At length I have done with verse-making; not that I relish other people's poetry less; their's comes from 'em without effort; mine is the difficult operation of a brain scanty of ideas, made more difficult by disuse. I have been reading "The Task" with fresh delight. I am glad you love Cowper. I could forgive a man for not enjoying Milton; but I would not call that man my friend who should be offended with the "divine chit-chat of Cowper." Write to me, God love you and yours! C. L.

XVI.

TO THE SAME

Dec. 9th, 1796.

I am sorry I cannot now relish your poetical present so thoroughly as I feel it deserves; but I do not the less thank Lloyd and you for it. In truth, Coleridge, I am perplexed, and at times almost cast down. I am beset with perplexities. The old hag of a wealthy relation, who took my aunt off our hands in the beginning of trouble, has found out that she is "indolent and mulish "-I quote her own words, and that her attachment to us is so strong, that she can never be happy apart. The Lady, with delicate Irony, remarks that, if I am not an Hypocrite, I shall rejoyce to receive her again, and that it will be a means of making me more fond of home to have so dear a friend to come home to! The fact is she is jealous of my aunt's bestowing any kind recollections on us while she enjoys the patronage of her roof. She says she finds it inconsistent with her own "ease and tranquillity," to keep her any longer, and in fine summons me to fetch her home. Now, much as I should rejoyce to transplant the poor old

creature from the chilling air of such patronage, yet I know how straitened we are already, how unable already to answer any demand, which sickness or any extraordinary expence may make. I know this, and all unused as I am to struggle with perplexities, I am somewhat nonplussed, to say no worse. This prevents me from a thorough relish of what Lloyd's kindness and yours have furnished me with. I thank you though from my heart, and feel myself not quite alone in the earth.

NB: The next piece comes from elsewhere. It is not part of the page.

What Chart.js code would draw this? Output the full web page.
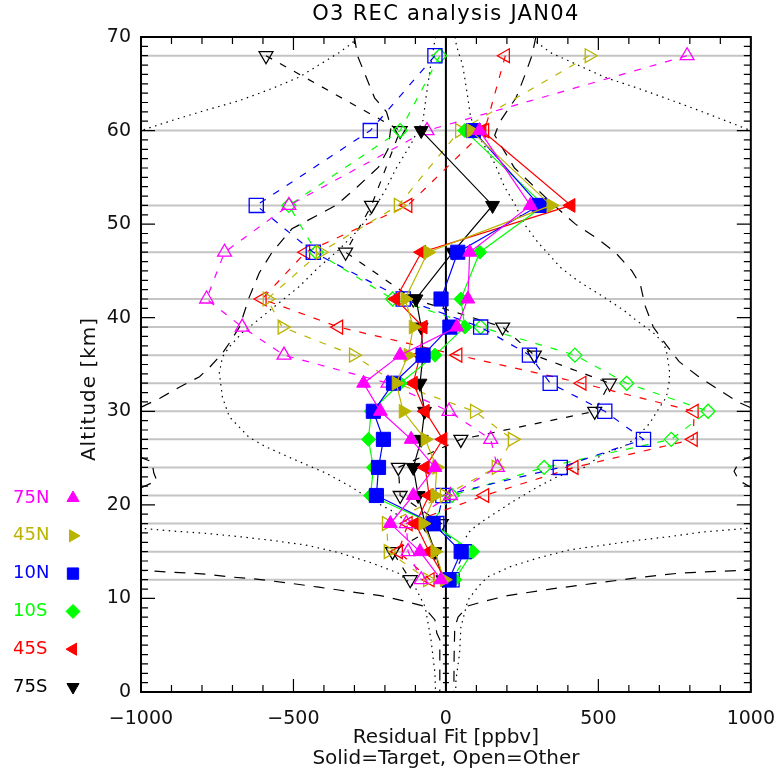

Before I offer, what alone I have to offer, a few obvious remarks on the poems you sent me, I can but notice the odd coincidence of two young men, in one age, carolling their grandmothers. Love,-what L[loyd] calls the "feverish and romantic tye," hath too long domineered over all the charities of home: the dear domestic tyes of father, brother, husband. The amiable and benevolent Cowper has a beautiful passage in his Task,-some natural and painful reflections on his deceased parents: and Hayley's sweet lines to his mother are notoriously the best things he ever Cowper's lines some of them are—

wrote.

"How gladly would the man recall to life
The boy's neglected sire; a mother, too,
That softer name, perhaps more gladly still,
Might he demand them at the gates of death."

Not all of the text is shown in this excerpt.